Vault scenarios depending on the backing ratio
After describing all the EAST mechanics, let’s put together all the EAST peg mechanisms:
- EAST stability fee changes to balance users between issuing EAST and buying it from the market.
- Stability fee is accumulated as a safety cushion for the protocol.
- Redeeming EAST within the protocol helps to increase its price and restore the peg.
- “USDT as a collateral” option can also be used to create an instant arbitrage mechanism and eliminate market inefficiencies almost immediately.
Such a variety of EAST stablecoin mechanisms protects EAST from the depegging issues that even affect major fiat-backed stable coins.
All owners of active EAST positions participate in the ORIENT mining program and receive ORIENT tokens on a regular basis. The ORIENT emission is planned to last four years after the EAST launch. Your share of the ORIENT mined is directly proportional to your share of total EAST debt. You can collect your ORIENT from the protocol any time you want.
ORIENT mining program
EAST staking increases utility by motivating users to buy the stablecoin from the market and stake it for rewards. Staking works both in the Waves and the Waves Enterprise blockchains. Staking APR in these networks remains the same, thanks to the Staking distribution service (you can read more about its role in the EAST.Finance Protocol Infrastructure section).
This is how staking works:
01 A user stakes EAST.
02 The protocol stakes the collaterals of these EAST.
03 In return, the user gets a sum of stEAST tokens calculated as the EAST amount staked by the user divided by stEAST price. stEAST price changes every 24 hours depending upon how much staking rewards the staking contract has received.
04 If EAST price ranges between $0.995 and $1.005, the protocol uses the staking rewards to buy EAST.
05 When a user wants to unstake EAST, he attaches his accumulated stEAST amount to his request. The protocol exchanges these stEAST for EAST according to the actual stEAST price (updated every 24 hours, as you remember).
06 The protocol sends these EAST tokens to the user. Not some shady staking tokens, but real and liquid EAST stablecoins.
ORIENT staking works the similar way. 70% of the total staking income goes to EAST stakers, 30% — to ORIENT stakers.
You can perform any EAST operations right in the web client available at EAST.Finance website.
All important information about a vault is packed in a single widget. In the right upper corner you can check the actual exchange rates of various collateral types.
You can supply extra collateral any time, so as to increase your vault’s BR.
If your vault BR exceeds the overcollateralization threshold, you can use your free collateral to issue extra EAST. Or you can just take these assets back from your vault.
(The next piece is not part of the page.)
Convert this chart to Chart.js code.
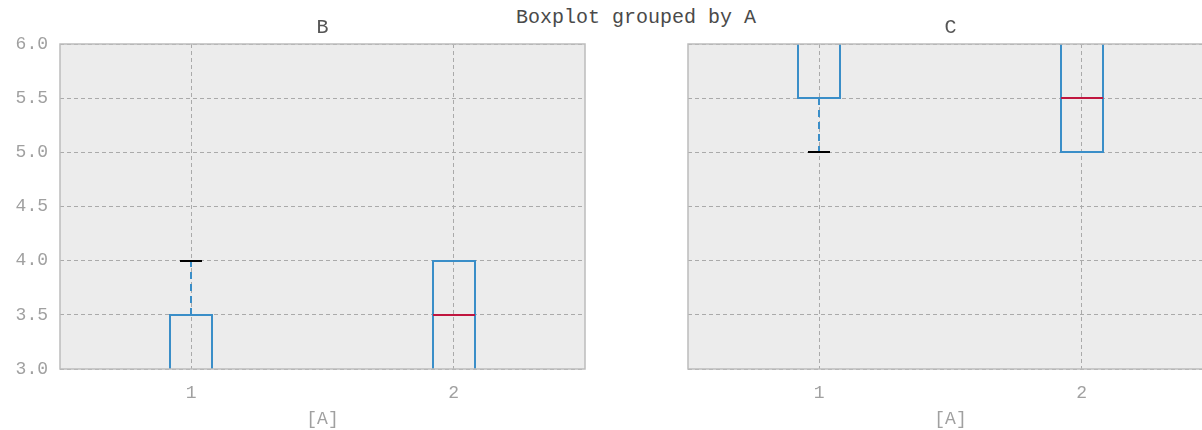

Thanks to EAST mechanisms, you can close your vault to return your collateral. Or you may return a portion of your EAST to increase the BR of those remaining in your vault.
The EAST client provides a number of useful features, such as a multi-wallet connection, transaction history, EAST transfer capabilities, and collateral level notifications in the browser. From the client you can also move to a special Telegram channel with EAST vault collaterals.
We’re constantly developing EAST.Finance. Our current focus is adding more collateral options and blockchain protocols. EAST has already appeared at WX Network, Swop.fi, Puzzle Swap, and we’re planning to expand it further. Finally, we have scheduled a redesign of the EAST client — this will be covered in future editions of this white paper.
EAST.Finance is driven by a decentralized team of blockchain developers. We are committed to the Waves Enterprise technology stack, though we’re always seeking opportunities to develop EAST.Finance in other reliable blockchains.
We strongly believe in EAST stablecoin as a great SafeFi opportunity for investment and continue to work on growing its stability, flexibility and profitability for our users.